Take Time for Your Family History

The importance of family history work




We all live very busy lives. But we all make choices about how we spend our time. In the March 1978 Ensign magazine of The Church of Jesus Christ of Latter-day Saints, Neil J. Flinders wrote an article entitled, "How Can We Make the Best Decisions?" He began his article with this analogy:


How much does a $20 pair of shoes cost? Perhaps the question sounds foolish. "The answer is obvious," one might say. "A $20 pair of shoes costs $20." Certainly that is one answer to the question. A $20 pair of shoes does cost $20 if you agree that the price includes taxes, travel to and from the store, and so forth. But there is another answer to the question when it is considered in a more inclusive framework than people usually use when buying a pair of shoes. This framework is closely related to a basic principle within the gospel of Jesus Christ. The second answer goes something like this:


A $20 pair of shoes costs $20 plus everything else one might have purchased with that $20 if he hadn't spent it for shoes. In other words, the shoes cost one the opportunity to spend that amount for something else. This principle is sometimes referred to as the "law of opportunity costs." It is often used by economists to help them choose the wisest way to invest the funds they manage.

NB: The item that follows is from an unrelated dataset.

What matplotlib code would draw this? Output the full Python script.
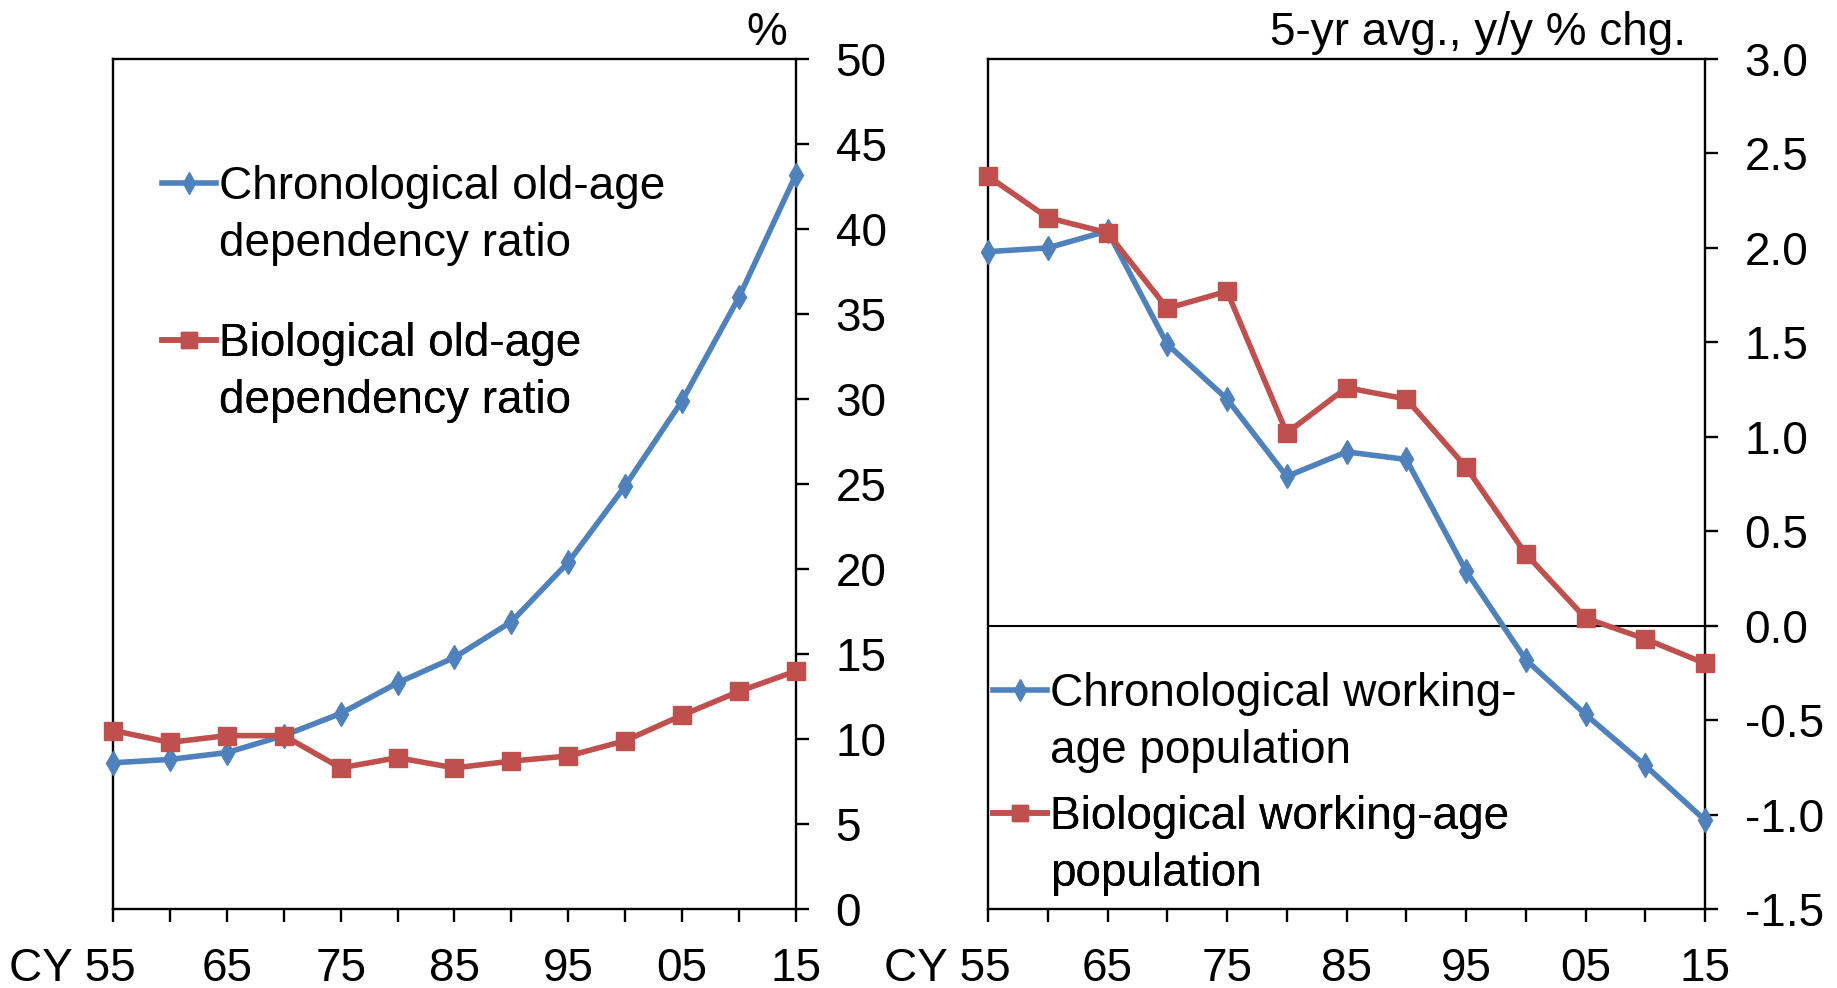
import matplotlib
matplotlib.use("Agg")
import matplotlib.pyplot as plt
from matplotlib.lines import Line2D
from matplotlib.transforms import ScaledTranslation

plt.rcParams['font.family'] = ['Liberation Sans', 'DejaVu Sans']
plt.rcParams['axes.unicode_minus'] = False

years = [1955, 1960, 1965, 1970, 1975, 1980, 1985, 1990, 1995, 2000, 2005, 2010, 2015]
xtick_labels = ["CY 55", "", "65", "", "75", "", "85", "", "95", "", "05", "", "15"]

chrono_oadr = [8.6, 8.8, 9.2, 10.2, 11.5, 13.3, 14.8, 16.9, 20.4, 24.9, 29.9, 36.0, 43.2]
bio_oadr = [10.5, 9.8, 10.2, 10.2, 8.3, 8.9, 8.3, 8.7, 9.0, 9.9, 11.4, 12.8, 14.0]

chrono_wap = [1.98, 2.00, 2.09, 1.49, 1.20, 0.79, 0.92, 0.88, 0.29, -0.18, -0.47, -0.74, -1.03]
bio_wap = [2.38, 2.16, 2.08, 1.68, 1.77, 1.02, 1.26, 1.20, 0.84, 0.38, 0.04, -0.07, -0.20]

left_yticks = list(range(0, 55, 5))
right_yticks = [-1.5, -1.0, -0.5, 0.0, 0.5, 1.0, 1.5, 2.0, 2.5, 3.0]

BLUE = "#4F81BD"
RED = "#C0504D"
FS_TICK = 33
FS_LEG = 33
LW = 4
W, H = 1837, 988

fig = plt.figure(figsize=(W / 100, H / 100), dpi=100)
axL = fig.add_axes([113 / W, 1 - 909 / H, (796 - 113) / W, (909 - 59) / H])
axR = fig.add_axes([988 / W, 1 - 909 / H, (1705 - 988) / W, (909 - 59) / H])


def style(ax, yticks, ylim, fmt):
    ax.set_xlim(years[0], years[-1])
    ax.set_ylim(*ylim)
    ax.set_xticks(years)
    ax.set_xticklabels(xtick_labels)
    ax.set_yticks(yticks)
    ax.set_yticklabels([fmt.format(v) for v in yticks])
    ax.yaxis.tick_right()
    ax.tick_params(axis='both', direction='out', length=9.5, width=1.7,
                   labelsize=FS_TICK, colors='black')
    ax.tick_params(axis='x', pad=18)
    ax.tick_params(axis='y', pad=19)
    for s in ax.spines.values():
        s.set_linewidth(1.7)
        s.set_color('black')
    lab = ax.get_xticklabels()[0]
    lab.set_horizontalalignment('right')
    lab.set_transform(lab.get_transform() + ScaledTranslation(0.225, 0, fig.dpi_scale_trans))


lC, = axL.plot(years, chrono_oadr, color=BLUE, lw=LW, marker='d', ms=12, mec=BLUE, clip_on=False, zorder=3)
lB, = axL.plot(years, bio_oadr, color=RED, lw=LW, marker='s', ms=13, mec=RED, clip_on=False, zorder=4)
style(axL, left_yticks, (0, 50), "{:d}")

axR.axhline(0, color='black', lw=1.5, zorder=2)
rC, = axR.plot(years, chrono_wap, color=BLUE, lw=LW, marker='d', ms=12, mec=BLUE, clip_on=False, zorder=3)
rB, = axR.plot(years, bio_wap, color=RED, lw=LW, marker='s', ms=13, mec=RED, clip_on=False, zorder=4)
style(axR, right_yticks, (-1.5, 3.0), "{:.1f}")

axL.text(0.987, 1.016, "%", transform=axL.transAxes, ha='right', va='baseline', fontsize=FS_TICK)
axR.text(0.9735, 1.016, "5-yr avg., y/y % chg.", transform=axR.transAxes, ha='right', va='baseline', fontsize=FS_TICK)

blank = Line2D([], [], linestyle='none', marker=None)


def two_row_legend(ax, handle, line1, line2, x, y):
    leg = ax.legend([handle, blank], [line1, line2], loc='upper left',
                    bbox_to_anchor=(x / W, 1 - y / H), bbox_transform=fig.transFigure,
                    frameon=False, fontsize=FS_LEG, borderpad=0, borderaxespad=0,
                    handlelength=1.17, handletextpad=0.07, labelspacing=0.29,
                    markerscale=0.9)
    ax.add_artist(leg)
    return leg


two_row_legend(axL, lC, "Chronological old-age", "dependency ratio", 162, 165)
two_row_legend(axL, lB, "Biological old-age", "dependency ratio", 162, 322)
two_row_legend(axR, rC, "Chronological working-", "age population", 993, 672)
two_row_legend(axR, rB, "Biological working-age", "population", 993, 795)

fig.savefig("out.png", dpi=100)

This is another way of expressing the Law of the Harvest: we reap what we sow. How many times during a week do we make decisions to do things that are unproductive in an eternal sense? Brother Flinders concludes his article with this observation:


Day by day, man makes his choices and spends his time, his energy, and his resources. As Latter-day Saints we have the fulness of the gospel to guide us in our decision-making. The covenants we enter into are designed to help us make commitments, a step at a time, to spend our time, energy, and resources for the benefit of the Lord's purposes. This costs us the opportunity of spending such time, energy, and resources on Satan and his program.

Thankfully, these wise expenditures have their consequences.


Members of the Church have many opportunities to serve and do good. One of those important opportunities is to do the work of salvation for our kindred dead. According to the Prophet Joseph Smith, "The greatest responsibility in this world that God has laid upon us is to seek after our dead" (History of the Church, 6:313). If this is our greatest responsibility, why do we find it so hard to make time to fulfill that responsibility?


President Spencer W. Kimball said: "Some of us have had occasion to wait for someone or something for a minute, an hour, a day, a week, or even a year. Can you imagine how our progenitors must feel, some of whom have perhaps been waiting for decades and even centuries for the temple work to be done for them?" ("The Things of Eternity - Stand We in Jeopardy?" Ensign, Jan. 1977, p. 7.) Perhaps we should think of them as we make our plans for the days and weeks ahead. What will we do to end their patient (and maybe not so patient) waiting for us to shoulder our responsibility to do the work for our kindred dead?